The two teams that headline the Eastern Conference are the Indiana Pacers and the Miami Heat. Now at the beginning of the season I thought that it was a foregone conclusion that these two teams would meet up in the battle of the best of the east. But, 82 games makes a season and it was quite a ride for this Indiana Pacers team.
They saw both highlights and lowlights. They experienced a time of being called the best team in the league, to being called a dysfunctional, probable let down in the playoffs. They went from having a bonafide MVP candidate in Paul George at the beginning of the season to having a leader who was seemingly not ready for the title of “leader of a NBA Championship Contender”.
Of the two teams in the Eastern Conference Finals, the Pacers definitely had the tougher path. Being pushed to the brink of elimination after falling to the Atlanta Hawks, 3-2 in the series, really seemed to light the necessary fire to bring out the best in these Pacers.
Jeff Teague and Paul Millsap of the Atlanta Hawks really carved up a defensively sound team. Those two players, mixed in with a slew of role players, almost sent the Pacers packing prematurely.
There was also drama in the Pacer locker room that seemed to cause division which led to more than a couple of lackluster performances from big man Roy Hibbert and swingman Paul George.
The Pacer’s troubles and problems started long before the first round of the playoffs. Some people point to the initial trade of Danny Granger for Evan Turner and Lavoy Allen. Others might point to the acquisition of Andrew Bynum as the start of the Pacers problem. Some may say that it was a tandem of both of these things.
Whatever the problem was, it definitely seems to be over now. The Pacers led wire to wire in Game 1 of the ECF vs. the Heat and looked every bit the championship contender that they were projected to be preseason.
The Miami Heat on the other hand have been pretty consistent throughout the entire season. Sure they had their moments of win streaks and minor losing streaks, but overall they pretty much played the part of the defending champs. When you thought Miami Heat basketball you thought “steady as she does it”.
The same can be said about the San Antonio Spurs. Someone needs to find a way to transform people into insects successfully because I would love to be a fly on the wall during that front office’s meetings. How on Earth can they continue to be that good and bring in people who fit their philosophy so flawlessly and consistently. The San Antonio Spurs have the best front office in NBA.

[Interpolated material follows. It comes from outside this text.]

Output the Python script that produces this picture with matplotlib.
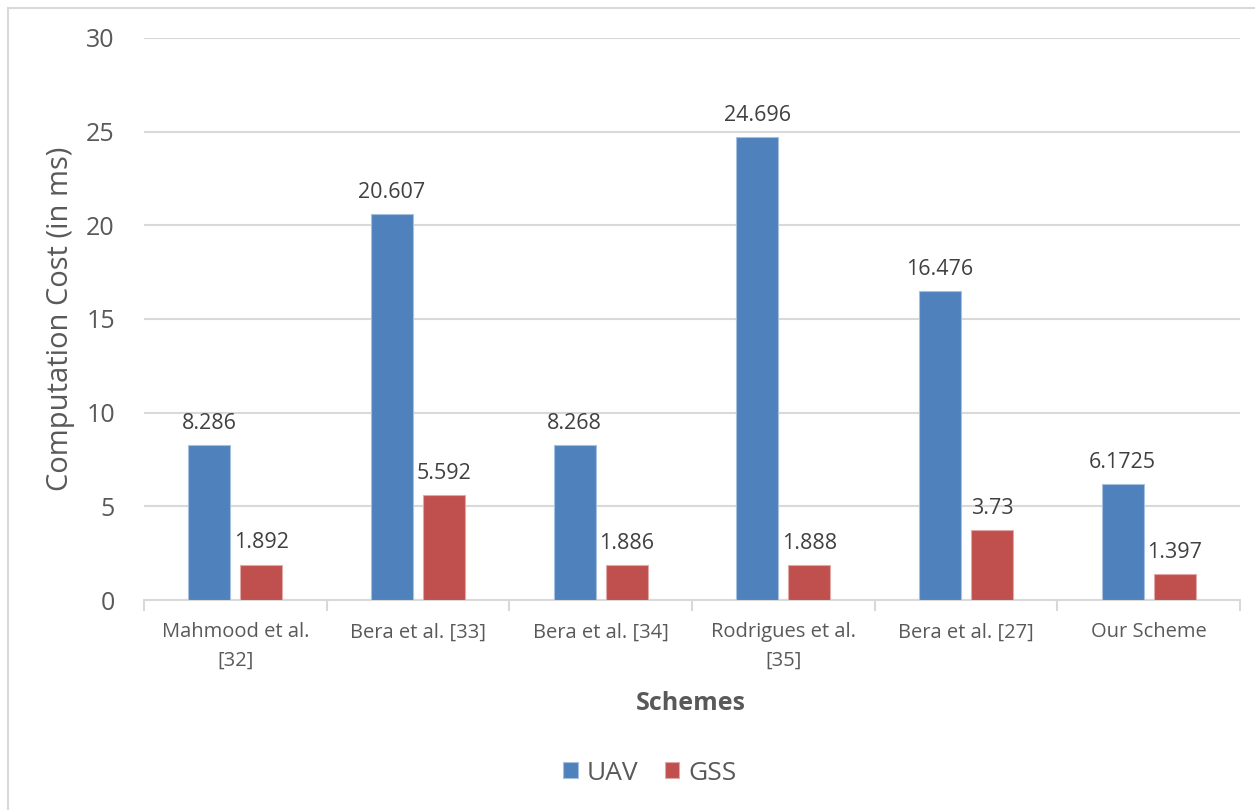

They also look poised to represent the Western Conference in this year’s NBA Finals for the second year in a row. After downing the Oklahoma City Thunder 122-105 in Game 1 of the Western Conference Finals, it seems like only a matter of time now.
Speaking of the OKC Thunder, they round out the four teams left in the tournament. Unfortunately for them, their starting power forward, Serge Ibaka was injured in the series against the LA Clippers and will be unavailable for the rest of these playoffs. They just can not seem to stay healthy during this time of year.
In last year’s playoffs, Russell Westbrook went down with a knee injury in round one against the Houston Rockets. This year Serge Ibaka went down in the second round against the LA Clippers.
Now I’m not saying that the Thunder can not win this series, but I am saying that it will be very difficult. Tim Duncan had 27 points because power forward stand-in Nick Collison and rookie center Steven Adams could not figure out a way to slow down the now 38-year-old perennial all-star.
The reason that the Thunder were able to sweep the Spurs in the regular season was due in large part to Ibaka being able to not only slow down Tim Duncan, but make him uncomfortable defensively as well. Ibaka has the ability to not only drive the ball and hit the mid-range jumper, but he can step out on the perimeter and hit the three as well.
Neither Steven Adams nor Nick Collison have that combination of abilities. Putting Kevin Durant at the power forward position is not really option as well because as much as Durant is great at playing offense, playing defense is not his thing at all. Duncan is too big and skilled down on the low block for wiry framed Durant to deal with.
This year’s playoffs have been very entertaining to say the least. Watching both number one seeds in each conference pushed to game 7’s by the eighth seeds was both exhilarating and unexpected. The veteran laden Brooklyn Nets took down the young, fiery, hot-shot Toronto Raptors. That series along with the Atlanta/Indiana series really helped to shine a hopeful ray of light on a conference that really looked weak all season long.
With the NBA Finals right around the corner, we can only hope that some of the magic that has been present in this year’s playoffs will find its way to these conference finals.